A majority of Americans didn't just cast a vote for President Obama on Nov. 6.
They also came down firmly on the side of renewable energy and the federal government's efforts to "level the playing field" with fossil fuels, argues the chairman of the solar power industry's leading trade group.
"The opposition made it a really big issue. They attacked it from day one and tried to turn that part of the president's record into a liability. The vote, to some extent, was a referendum on that, and it came down squarely on the side of clean energy," said Arno Harris, chairman of the Solar Energy Industries Association and CEO of Recurrent Energy, a major player in solar project development in North America. The association represents more than 1,000 solar sector companies and their nearly 120,000 employees.
"I think Americans understand why clean energy is important and what the role of government is in helping make sure ... that the country gets the benefits of it," he said.
In a wide-ranging interview with The Washington Times this week, Mr. Harris -- a former Silicon Valley executive who described himself as "libertarian with a small 'l' " -- predicted that the solar industry in the United States "is going to be a part of our energy future, no matter what" and said the only question is how great a role it will play.
But that industry is still dealing with fallout and public skepticism following the Obama administration's loan to failed solar company Solyndra, a disastrous investment that cost American taxpayers more than $530 million.
Mr. Harris defended the underlying Energy Department loan guarantee program that funded Solyndra's loan, a significant piece of Mr. Obama's stimulus package.
While critics have painted the program, and the Solyndra deal in particular, as a misuse of taxpayer money to support "green" projects favored by the White House, Mr. Harris believes the Solyndra investment was a necessary risk.
He argued that there's never a sure thing when dealing with cutting-edge technology, which relies on both government and private investment to take off and thrive.
"Business failure is inevitable whenever you're trying to launch new technology," he said. "The opposition [to investment in renewable energy] tried to make it a bigger deal than it was. What it said to me was that anytime you have taxpayer dollars, there's a much higher level of scrutiny than there is when you're taking investor dollars. Let's not forget that Solyndra's investors lost $1 billion."
Mr. Harris also believes that the public understands and accepts the failure of Solyndra, viewing it in the larger context of the administration's decision to help advance an industry central to the nation's energy future.

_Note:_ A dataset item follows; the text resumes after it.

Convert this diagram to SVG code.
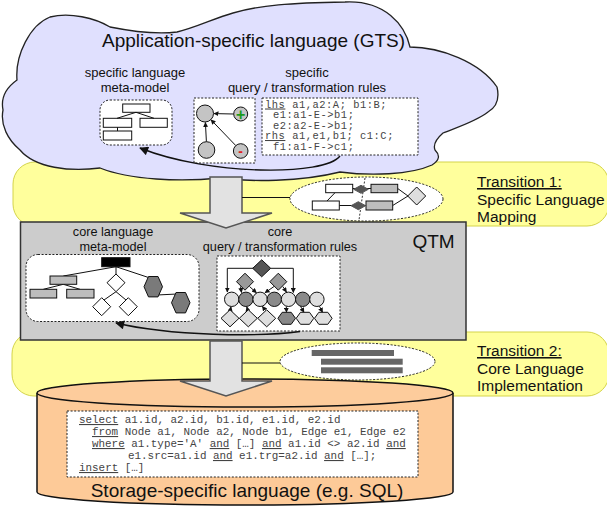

"I don't think the failure of one company, the loss of that money, has translated into an overall indictment of the industry," he said. "The American people, I think, also understood what happened there. We made a bet [on Solyndra]. It turned out to be the wrong bet."
Solar sector growth
Despite the negative publicity surrounding the Solyndra bankruptcy, the future appears bright for the solar sector, especially now that Mr. Obama has won a second term.
The number of jobs in the solar industry has skyrocketed in recent years, jumping from about 93,000 in 2010 to nearly 120,000 today, according to figures from Mr. Harris and the Solar Foundation. The price of solar power projects has also slid dramatically, putting it in a position to compete with natural gas and other fuels for the near future.
"The industry has gone through tremendous growth ... we've struggled to find industries that can generate jobs like that," Mr. Harris said.
The China question
He also decried a potential trade war with China, which heavily subsidizes its solar companies and sells products to American buyers, putting U.S. manufacturers at a disadvantage.
While some within the sector have called for the federal government to impose tariffs on Chinese goods or take other steps, Mr. Harris called such a strategy "a mistake" and said the nation must avoid such a conflict with the Asian power.
"If China retaliates and imposes sanctions on [U.S. goods], we could end up hurting American businesses," he said. "I don't think we have a China problem."